Week 1: Fangirl/boy Your Friends

Mary B. Safrit Christian Writer Friends

“I thank my God in all my remembrance of you” (Philippians 1:3, ESV)

I want to start this blog series with gratitude. In the planning phase, I was thinking about all my friends, all the hard things and the amazing things, and I am so grateful. I have been surrounded by some cool people, ladies and gents who I call “Philippians 1:3 friends” even though I know it’s incredibly cheesy. It’s basically an Etsy business waiting to happen. Someone, write it on some burlap, and it’ll sell itself.

Jen Hatmaker wrote a book called Of Mess and Moxie, in which she encourages her readers to “fangirl your friends.” I have, as the kids say, zero chill. Jen can probably attest to this, as I low-key (very low-key, thank you) stalked her in the Grand Rapids airport when we were both trapped there for 12 hours during an ice storm this past April (Thanks, Michigan). I think I was minimally creepy and I probably talked to her like a person, not some mythical creature who poops rainbows. Regardless, I can go majorly overboard when I’m jazzed about something or someone. It’s mostly things like Lord of the Rings, Sherlock, and a long list of authors and comedians with whom I would very much like to be friends.

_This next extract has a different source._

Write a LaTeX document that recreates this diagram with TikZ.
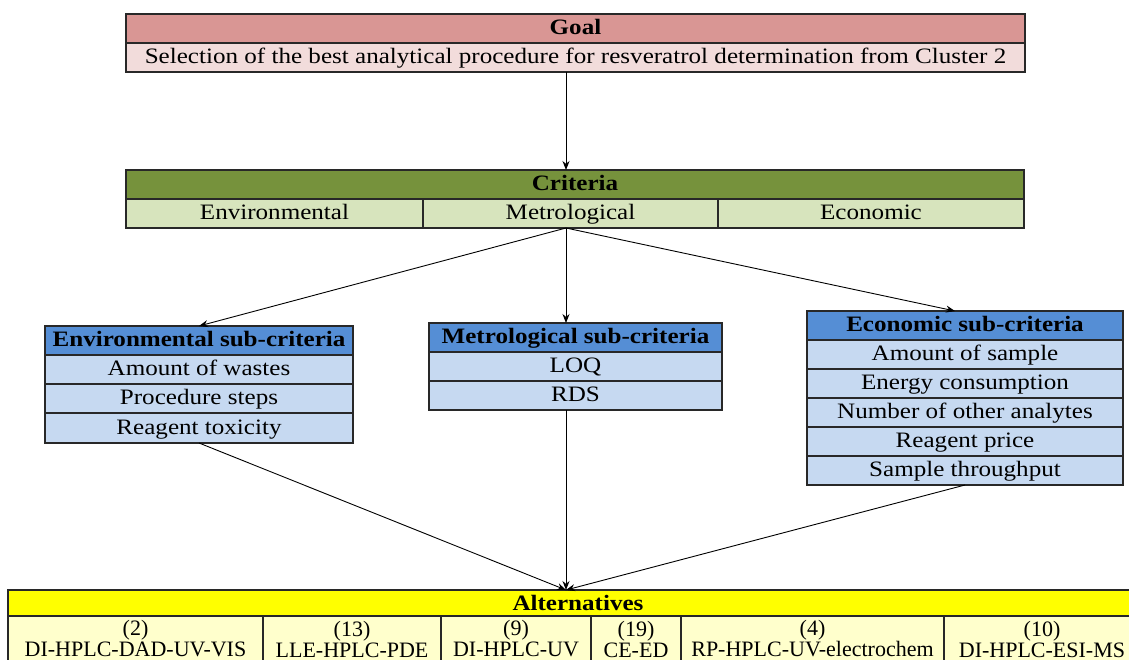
\documentclass[tikz,border=0pt]{standalone}
\usepackage{fontspec}
\setmainfont[FakeStretch=1.14]{Liberation Serif}
\newfontfamily\altfont{Liberation Serif}
\usetikzlibrary{arrows.meta}
\definecolor{goalH}{RGB}{217,150,148}
\definecolor{goalR}{RGB}{242,220,219}
\definecolor{critH}{RGB}{118,146,60}
\definecolor{critR}{RGB}{215,228,189}
\definecolor{subH}{RGB}{85,142,213}
\definecolor{subR}{RGB}{198,217,241}
\definecolor{altH}{RGB}{255,255,0}
\definecolor{altR}{RGB}{255,255,204}
\definecolor{edge}{RGB}{40,40,40}
\tikzset{
  cell/.style={draw=edge, line width=1.3pt, inner sep=0pt, outer sep=0pt, align=center,
    text height=16pt, text depth=3.5pt, font=\fontsize{22}{21}\selectfont},
  head/.style={cell, font=\fontsize{22}{21}\selectfont\bfseries},
  altcell/.style={draw=edge, line width=1.3pt, inner sep=0pt, outer sep=0pt, align=center,
    fill=altR, minimum height=46, font=\altfont\fontsize{22}{21}\selectfont},
  conn/.style={draw=black, line width=0.9pt, -{Stealth[length=9pt,width=7pt]}}
}
\begin{document}
\begin{tikzpicture}[x=1pt,y=-1pt]
\useasboundingbox (0,0) rectangle (1129,659);
\clip (0,0) rectangle (1129,659);
% Goal
\node[head, fill=goalH, minimum width=899, minimum height=29] (goalh) at (575.5,28.5) {Goal};
\node[cell, fill=goalR, minimum width=899, minimum height=29] (goalr) at (575.5,57.5) {Selection of the best analytical procedure for resveratrol determination from Cluster 2};
% Criteria
\node[head, fill=critH, minimum width=898, minimum height=29] (crith) at (575,184.5) {Criteria};
\node[cell, fill=critR, minimum width=297, minimum height=29] (critenv) at (274.5,213.5) {Environmental};
\node[cell, fill=critR, minimum width=295, minimum height=29] (critmet) at (570.5,213.5) {Metrological};
\node[cell, fill=critR, minimum width=306, minimum height=29] (criteco) at (871,213.5) {Economic};
\coordinate (hubtop) at (566,72);
\coordinate (hub) at (566,228);
% Environmental sub-criteria
\node[head, fill=subH, minimum width=308, minimum height=29] (envh) at (199,340.5) {Environmental sub-criteria};
\node[cell, fill=subR, minimum width=308, minimum height=29] (env1) at (199,369.5) {Amount of wastes};
\node[cell, fill=subR, minimum width=308, minimum height=29] (env2) at (199,398.5) {Procedure steps};
\node[cell, fill=subR, minimum width=308, minimum height=30] (env3) at (199,428) {Reagent toxicity};
% Metrological sub-criteria
\node[head, fill=subH, minimum width=293, minimum height=29] (meth) at (575.5,337.5) {Metrological sub-criteria};
\node[cell, fill=subR, minimum width=293, minimum height=29] (met1) at (575.5,366.5) {LOQ};
\node[cell, fill=subR, minimum width=293, minimum height=29] (met2) at (575.5,395.5) {RDS};
% Economic sub-criteria
\node[head, fill=subH, minimum width=316, minimum height=29] (ecoh) at (965,325.5) {Economic sub-criteria};
\node[cell, fill=subR, minimum width=316, minimum height=29] (eco1) at (965,354.5) {Amount of sample};
\node[cell, fill=subR, minimum width=316, minimum height=29] (eco2) at (965,383.5) {Energy consumption};
\node[cell, fill=subR, minimum width=316, minimum height=29] (eco3) at (965,412.5) {Number of other analytes};
\node[cell, fill=subR, minimum width=316, minimum height=29] (eco4) at (965,441.5) {Reagent price};
\node[cell, fill=subR, minimum width=316, minimum height=29] (eco5) at (965,470.5) {Sample throughput};
% Alternatives
\node[head, fill=altH, minimum width=1140, minimum height=28] (alth) at (578,604) {Alternatives};
\node[altcell, minimum width=255] (alt1) at (135.5,639) {(2)\\DI-HPLC-DAD-UV-VIS};
\node[altcell, minimum width=178] (alt2) at (352,639) {(13)\\LLE-HPLC-PDE};
\node[altcell, minimum width=150] (alt3) at (516,639) {(9)\\DI-HPLC-UV};
\node[altcell, minimum width=90] (alt4) at (636,639) {(19)\\CE-ED};
\node[altcell, minimum width=263] (alt5) at (812.5,639) {(4)\\RP-HPLC-UV-electrochem};
\node[altcell, minimum width=196] (alt6) at (1042,639) {(10)\\DI-HPLC-ESI-MS};
\coordinate (altin) at (566,590);
% Connectors
\draw[conn] (goalr.south -| hubtop) -- (crith.north -| hubtop);
\draw[conn] (hub) -- (envh.north);
\draw[conn] (hub) -- (meth.north -| hub);
\draw[conn] (hub) -- (ecoh.north -| 955,0);
\draw[conn] (env3.south) -- (altin);
\draw[conn] (met2.south -| hub) -- (altin);
\draw[conn] (eco5.south) -- (altin);
\end{tikzpicture}
\end{document}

But I am surrounded by humans who are doing incredible things in their everyday lives. I have a friend who is leaving for India tomorrow to work with a non-profit called “Women of Worth” for ten days. I have a friend who just got back from 4 weeks in SE Asia visiting factories and companies as part of her thesis research. I have a friend who is about to buy a house. I have a friend who is about to get married. I have a friend who is stepping out into a career as a producer. I could go on all day. We are surrounded by people who are making all sorts of brave choices all the time!

A couple of weeks ago, I was thinking about a mentor of mine who had a profound impact on my life. OK, fine, I was practicing (out loud) for a speaking gig at her church or in her area which I do not have. I was talking about intimacy and how the people we surround ourselves with shape who we become, for better or worse. And in thinking about Meg and all that she has meant to me, I was getting all weepy and sentimental because she loves Jesus and people authentically with her whole self. The next day I decided to text her and let her know how much I thought of her.

Here’s what I wrote:

You were with me in some really dark times in my life and I’m so grateful for that. But the Lord used your presence as well as your absence during that time. There were times when you were too busy to text back or answer the phone or hang out on my timeline because you are a person. In those times, I had to be alone with Jesus, which was scary. Several of the times I reached out, I was looking for a security blanket. But when I had to be alone with Jesus, I grew to know him much more intimately. I met Immanuel in those broken moments of fear and anger and confusion, and it’s made me stronger. All that to say I’m thankful for you and to remind you that HIS GRACE IS SUFFICIENT. He created us with limits so that we would constantly have to keep going back to HIM. I’m thankful for your gifts, which are many, but also for the bits where Jesus gets to take over.

She responded, “That is the VERY BEST news I could ever hear. So much freedom to know that He uses me when I am present and absent–when I am doing a bang up job and when I am totally blowing it.”

It took maybe 5 minutes to send that text, a little reflection, and a minimal awareness of what was going on in her life (thx, social media). I did not know, when I sent that text, how much it would mean to her. It was an act of remembering and expressing something true, though not necessarily groundbreaking by cultural standards (by which I mean she didn’t write a best-seller or release a platinum album or win an Emmy or whatever). But it was worth saying.

There is something powerful in saying things out loud, and iterating what seems obvious. Of course, I am thankful for my friends. Of course, I am proud of them. But if I don’t say it, we might forget or become stuck inside our own heads, which is not always the most encouraging place to be. Reflecting on my friendship with Meg was likely just as good for me as it was for her. It was a reminder of the inspiring and encouraging person she was, is, and is still becoming. Even the friendships that are now broken, or friends with whom I’m going through a rough patch, I am thankful for them. Gratitude is a way of seeing each other, and letting our friends know that they are seen in their struggles and their joys. I don’t believe we can underestimate the power of such a gesture.